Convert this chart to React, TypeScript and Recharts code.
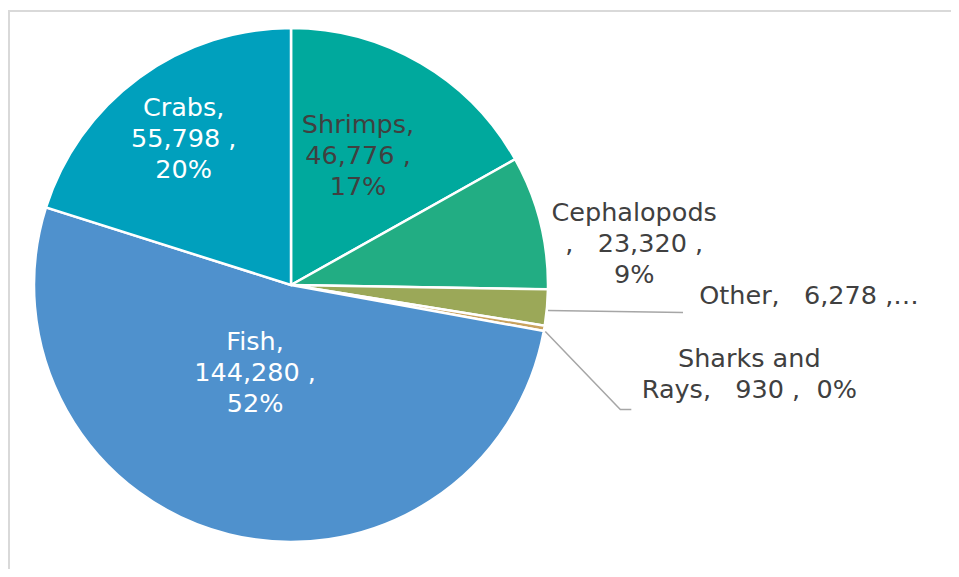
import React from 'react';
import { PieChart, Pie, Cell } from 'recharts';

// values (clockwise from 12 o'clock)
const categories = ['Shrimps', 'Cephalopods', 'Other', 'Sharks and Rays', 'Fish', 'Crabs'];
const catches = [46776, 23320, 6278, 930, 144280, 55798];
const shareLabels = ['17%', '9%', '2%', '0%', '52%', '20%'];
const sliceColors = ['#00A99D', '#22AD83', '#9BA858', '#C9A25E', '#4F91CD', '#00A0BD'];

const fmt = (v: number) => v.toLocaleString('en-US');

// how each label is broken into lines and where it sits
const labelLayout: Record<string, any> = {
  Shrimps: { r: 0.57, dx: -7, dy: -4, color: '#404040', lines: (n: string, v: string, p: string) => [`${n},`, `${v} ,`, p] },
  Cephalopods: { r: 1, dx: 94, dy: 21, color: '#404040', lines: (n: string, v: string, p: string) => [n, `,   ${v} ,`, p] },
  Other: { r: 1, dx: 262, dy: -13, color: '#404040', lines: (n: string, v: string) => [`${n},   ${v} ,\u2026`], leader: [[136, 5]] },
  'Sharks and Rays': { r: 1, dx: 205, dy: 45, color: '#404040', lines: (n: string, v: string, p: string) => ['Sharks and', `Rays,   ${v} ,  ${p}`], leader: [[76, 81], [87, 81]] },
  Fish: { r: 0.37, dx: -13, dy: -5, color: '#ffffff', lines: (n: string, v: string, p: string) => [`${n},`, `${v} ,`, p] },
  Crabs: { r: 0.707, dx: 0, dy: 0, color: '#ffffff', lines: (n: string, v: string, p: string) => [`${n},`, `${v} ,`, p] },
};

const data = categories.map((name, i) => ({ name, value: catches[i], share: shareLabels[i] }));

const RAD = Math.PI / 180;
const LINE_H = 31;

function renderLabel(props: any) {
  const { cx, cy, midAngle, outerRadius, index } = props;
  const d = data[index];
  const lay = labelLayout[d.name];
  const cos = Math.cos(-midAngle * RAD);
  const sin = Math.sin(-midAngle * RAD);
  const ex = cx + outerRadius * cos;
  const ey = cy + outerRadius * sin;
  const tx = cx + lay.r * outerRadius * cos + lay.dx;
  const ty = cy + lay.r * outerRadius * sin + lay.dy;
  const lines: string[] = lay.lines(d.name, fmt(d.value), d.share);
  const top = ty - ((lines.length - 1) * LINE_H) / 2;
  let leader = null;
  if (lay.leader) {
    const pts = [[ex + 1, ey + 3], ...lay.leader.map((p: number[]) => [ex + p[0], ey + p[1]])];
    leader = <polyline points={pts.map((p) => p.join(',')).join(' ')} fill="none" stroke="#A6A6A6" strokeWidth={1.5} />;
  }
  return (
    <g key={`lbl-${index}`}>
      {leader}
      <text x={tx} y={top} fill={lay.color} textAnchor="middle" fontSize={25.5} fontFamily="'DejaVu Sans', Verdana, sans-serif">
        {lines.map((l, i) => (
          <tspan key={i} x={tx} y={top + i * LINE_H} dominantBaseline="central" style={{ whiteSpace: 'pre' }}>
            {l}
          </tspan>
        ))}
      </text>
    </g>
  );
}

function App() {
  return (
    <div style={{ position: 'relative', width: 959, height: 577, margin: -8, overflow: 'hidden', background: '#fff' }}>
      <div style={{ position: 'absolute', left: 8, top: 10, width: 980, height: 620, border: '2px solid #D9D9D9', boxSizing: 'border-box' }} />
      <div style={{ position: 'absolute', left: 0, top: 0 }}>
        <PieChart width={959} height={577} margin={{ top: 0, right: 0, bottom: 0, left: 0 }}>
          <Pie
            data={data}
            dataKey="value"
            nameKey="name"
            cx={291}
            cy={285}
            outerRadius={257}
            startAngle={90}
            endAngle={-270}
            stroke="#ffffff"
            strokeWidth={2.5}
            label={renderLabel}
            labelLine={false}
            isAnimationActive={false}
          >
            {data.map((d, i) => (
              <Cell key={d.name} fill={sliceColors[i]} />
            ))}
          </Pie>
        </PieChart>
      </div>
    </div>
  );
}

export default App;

▬▬▬▬▬▬▬▬▬▬

• _Work to do_:
Pictures are excluded: retype only the lines from the beginning of the listing above through the line with "const fmt = (v: number)", both included.

• _Reply to the task_:
Convert this chart to React, TypeScript and Recharts code.
import React from 'react';
import { PieChart, Pie, Cell } from 'recharts';

// values (clockwise from 12 o'clock)
const categories = ['Shrimps', 'Cephalopods', 'Other', 'Sharks and Rays', 'Fish', 'Crabs'];
const catches = [46776, 23320, 6278, 930, 144280, 55798];
const shareLabels = ['17%', '9%', '2%', '0%', '52%', '20%'];
const sliceColors = ['#00A99D', '#22AD83', '#9BA858', '#C9A25E', '#4F91CD', '#00A0BD'];

const fmt = (v: number) => v.toLocaleString('en-US');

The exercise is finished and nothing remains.